- _GIVEN INFORMATION_:

[start]

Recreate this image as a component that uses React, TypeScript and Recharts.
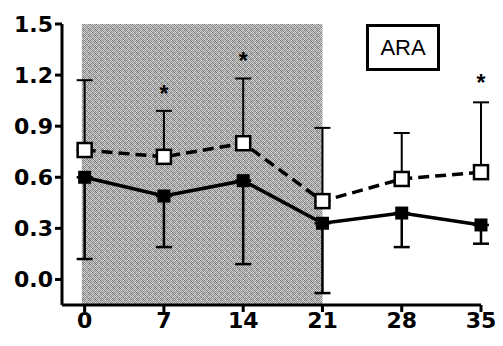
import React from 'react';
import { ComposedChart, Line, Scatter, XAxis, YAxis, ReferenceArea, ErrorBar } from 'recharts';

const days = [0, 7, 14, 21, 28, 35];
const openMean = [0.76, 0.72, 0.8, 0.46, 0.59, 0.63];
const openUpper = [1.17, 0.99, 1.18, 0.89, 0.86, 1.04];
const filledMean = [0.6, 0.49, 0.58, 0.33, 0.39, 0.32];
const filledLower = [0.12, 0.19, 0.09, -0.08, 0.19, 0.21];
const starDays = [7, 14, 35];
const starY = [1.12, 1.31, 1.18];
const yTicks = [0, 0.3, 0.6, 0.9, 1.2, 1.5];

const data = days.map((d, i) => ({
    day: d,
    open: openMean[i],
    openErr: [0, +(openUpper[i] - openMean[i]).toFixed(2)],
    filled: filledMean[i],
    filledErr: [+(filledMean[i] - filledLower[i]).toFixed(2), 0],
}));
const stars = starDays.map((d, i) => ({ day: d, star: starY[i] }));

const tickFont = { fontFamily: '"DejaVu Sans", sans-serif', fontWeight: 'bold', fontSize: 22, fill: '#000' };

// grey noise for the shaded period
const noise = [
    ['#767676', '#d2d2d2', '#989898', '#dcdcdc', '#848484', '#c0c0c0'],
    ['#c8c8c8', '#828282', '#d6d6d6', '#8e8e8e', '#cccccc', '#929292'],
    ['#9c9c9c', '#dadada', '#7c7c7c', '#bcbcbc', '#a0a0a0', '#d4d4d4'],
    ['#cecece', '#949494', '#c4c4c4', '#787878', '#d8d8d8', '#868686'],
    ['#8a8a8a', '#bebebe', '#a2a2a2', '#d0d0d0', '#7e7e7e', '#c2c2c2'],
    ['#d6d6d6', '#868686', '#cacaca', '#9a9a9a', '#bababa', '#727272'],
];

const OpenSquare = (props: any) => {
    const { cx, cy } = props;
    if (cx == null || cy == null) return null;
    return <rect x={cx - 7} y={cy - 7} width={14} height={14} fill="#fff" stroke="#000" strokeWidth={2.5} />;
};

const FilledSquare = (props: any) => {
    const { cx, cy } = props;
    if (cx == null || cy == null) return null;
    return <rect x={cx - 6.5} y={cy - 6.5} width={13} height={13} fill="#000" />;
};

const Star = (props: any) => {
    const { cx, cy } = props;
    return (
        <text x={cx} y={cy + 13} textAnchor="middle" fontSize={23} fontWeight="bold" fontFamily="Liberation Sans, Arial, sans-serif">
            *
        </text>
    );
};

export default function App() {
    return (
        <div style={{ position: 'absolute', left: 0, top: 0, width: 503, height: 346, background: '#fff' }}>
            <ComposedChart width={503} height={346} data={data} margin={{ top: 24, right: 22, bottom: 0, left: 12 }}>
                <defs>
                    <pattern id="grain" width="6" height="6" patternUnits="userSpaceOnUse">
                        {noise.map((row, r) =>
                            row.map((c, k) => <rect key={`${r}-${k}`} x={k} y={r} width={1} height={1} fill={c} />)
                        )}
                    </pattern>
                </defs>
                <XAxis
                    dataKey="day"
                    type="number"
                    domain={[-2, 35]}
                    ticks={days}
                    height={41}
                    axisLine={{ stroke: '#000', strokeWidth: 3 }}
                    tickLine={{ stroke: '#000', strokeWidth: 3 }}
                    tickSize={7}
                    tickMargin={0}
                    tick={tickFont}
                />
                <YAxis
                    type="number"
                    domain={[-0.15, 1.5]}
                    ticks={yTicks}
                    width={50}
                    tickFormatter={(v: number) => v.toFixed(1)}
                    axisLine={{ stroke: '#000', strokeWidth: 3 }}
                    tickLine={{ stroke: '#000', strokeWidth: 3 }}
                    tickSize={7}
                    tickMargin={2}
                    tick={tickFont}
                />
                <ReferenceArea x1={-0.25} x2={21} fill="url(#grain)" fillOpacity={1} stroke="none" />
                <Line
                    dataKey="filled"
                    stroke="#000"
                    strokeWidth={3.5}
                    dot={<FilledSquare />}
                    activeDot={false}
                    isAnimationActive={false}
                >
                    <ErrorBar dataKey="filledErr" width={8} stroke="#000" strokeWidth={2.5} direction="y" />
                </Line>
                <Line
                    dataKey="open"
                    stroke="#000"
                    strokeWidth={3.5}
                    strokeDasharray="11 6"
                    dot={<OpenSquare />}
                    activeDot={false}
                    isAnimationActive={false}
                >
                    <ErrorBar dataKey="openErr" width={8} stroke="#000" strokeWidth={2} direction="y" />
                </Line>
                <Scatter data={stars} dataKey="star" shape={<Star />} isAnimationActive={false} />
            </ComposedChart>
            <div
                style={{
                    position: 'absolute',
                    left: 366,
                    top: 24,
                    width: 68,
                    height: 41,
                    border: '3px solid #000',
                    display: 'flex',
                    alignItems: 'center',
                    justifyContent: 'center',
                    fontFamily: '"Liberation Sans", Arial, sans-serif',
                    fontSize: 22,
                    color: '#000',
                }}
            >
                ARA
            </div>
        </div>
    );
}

[end]

- _TO DO_:
Retype the whole listing exactly and leave the pictures out.

- _EXERCISE OUTPUT_:
Recreate this image as a component that uses React, TypeScript and Recharts.
import React from 'react';
import { ComposedChart, Line, Scatter, XAxis, YAxis, ReferenceArea, ErrorBar } from 'recharts';

const days = [0, 7, 14, 21, 28, 35];
const openMean = [0.76, 0.72, 0.8, 0.46, 0.59, 0.63];
const openUpper = [1.17, 0.99, 1.18, 0.89, 0.86, 1.04];
const filledMean = [0.6, 0.49, 0.58, 0.33, 0.39, 0.32];
const filledLower = [0.12, 0.19, 0.09, -0.08, 0.19, 0.21];
const starDays = [7, 14, 35];
const starY = [1.12, 1.31, 1.18];
const yTicks = [0, 0.3, 0.6, 0.9, 1.2, 1.5];

const data = days.map((d, i) => ({
    day: d,
    open: openMean[i],
    openErr: [0, +(openUpper[i] - openMean[i]).toFixed(2)],
    filled: filledMean[i],
    filledErr: [+(filledMean[i] - filledLower[i]).toFixed(2), 0],
}));
const stars = starDays.map((d, i) => ({ day: d, star: starY[i] }));

const tickFont = { fontFamily: '"DejaVu Sans", sans-serif', fontWeight: 'bold', fontSize: 22, fill: '#000' };

// grey noise for the shaded period
const noise = [
    ['#767676', '#d2d2d2', '#989898', '#dcdcdc', '#848484', '#c0c0c0'],
    ['#c8c8c8', '#828282', '#d6d6d6', '#8e8e8e', '#cccccc', '#929292'],
    ['#9c9c9c', '#dadada', '#7c7c7c', '#bcbcbc', '#a0a0a0', '#d4d4d4'],
    ['#cecece', '#949494', '#c4c4c4', '#787878', '#d8d8d8', '#868686'],
    ['#8a8a8a', '#bebebe', '#a2a2a2', '#d0d0d0', '#7e7e7e', '#c2c2c2'],
    ['#d6d6d6', '#868686', '#cacaca', '#9a9a9a', '#bababa', '#727272'],
];

const OpenSquare = (props: any) => {
    const { cx, cy } = props;
    if (cx == null || cy == null) return null;
    return <rect x={cx - 7} y={cy - 7} width={14} height={14} fill="#fff" stroke="#000" strokeWidth={2.5} />;
};

const FilledSquare = (props: any) => {
    const { cx, cy } = props;
    if (cx == null || cy == null) return null;
    return <rect x={cx - 6.5} y={cy - 6.5} width={13} height={13} fill="#000" />;
};

const Star = (props: any) => {
    const { cx, cy } = props;
    return (
        <text x={cx} y={cy + 13} textAnchor="middle" fontSize={23} fontWeight="bold" fontFamily="Liberation Sans, Arial, sans-serif">
            *
        </text>
    );
};

export default function App() {
    return (
        <div style={{ position: 'absolute', left: 0, top: 0, width: 503, height: 346, background: '#fff' }}>
            <ComposedChart width={503} height={346} data={data} margin={{ top: 24, right: 22, bottom: 0, left: 12 }}>
                <defs>
                    <pattern id="grain" width="6" height="6" patternUnits="userSpaceOnUse">
                        {noise.map((row, r) =>
                            row.map((c, k) => <rect key={`${r}-${k}`} x={k} y={r} width={1} height={1} fill={c} />)
                        )}
                    </pattern>
                </defs>
                <XAxis
                    dataKey="day"
                    type="number"
                    domain={[-2, 35]}
                    ticks={days}
                    height={41}
                    axisLine={{ stroke: '#000', strokeWidth: 3 }}
                    tickLine={{ stroke: '#000', strokeWidth: 3 }}
                    tickSize={7}
                    tickMargin={0}
                    tick={tickFont}
                />
                <YAxis
                    type="number"
                    domain={[-0.15, 1.5]}
                    ticks={yTicks}
                    width={50}
                    tickFormatter={(v: number) => v.toFixed(1)}
                    axisLine={{ stroke: '#000', strokeWidth: 3 }}
                    tickLine={{ stroke: '#000', strokeWidth: 3 }}
                    tickSize={7}
                    tickMargin={2}
                    tick={tickFont}
                />
                <ReferenceArea x1={-0.25} x2={21} fill="url(#grain)" fillOpacity={1} stroke="none" />
                <Line
                    dataKey="filled"
                    stroke="#000"
                    strokeWidth={3.5}
                    dot={<FilledSquare />}
                    activeDot={false}
                    isAnimationActive={false}
                >
                    <ErrorBar dataKey="filledErr" width={8} stroke="#000" strokeWidth={2.5} direction="y" />
                </Line>
                <Line
                    dataKey="open"
                    stroke="#000"
                    strokeWidth={3.5}
                    strokeDasharray="11 6"
                    dot={<OpenSquare />}
                    activeDot={false}
                    isAnimationActive={false}
                >
                    <ErrorBar dataKey="openErr" width={8} stroke="#000" strokeWidth={2} direction="y" />
                </Line>
                <Scatter data={stars} dataKey="star" shape={<Star />} isAnimationActive={false} />
            </ComposedChart>
            <div
                style={{
                    position: 'absolute',
                    left: 366,
                    top: 24,
                    width: 68,
                    height: 41,
                    border: '3px solid #000',
                    display: 'flex',
                    alignItems: 'center',
                    justifyContent: 'center',
                    fontFamily: '"Liberation Sans", Arial, sans-serif',
                    fontSize: 22,
                    color: '#000',
                }}
            >
                ARA
            </div>
        </div>
    );
}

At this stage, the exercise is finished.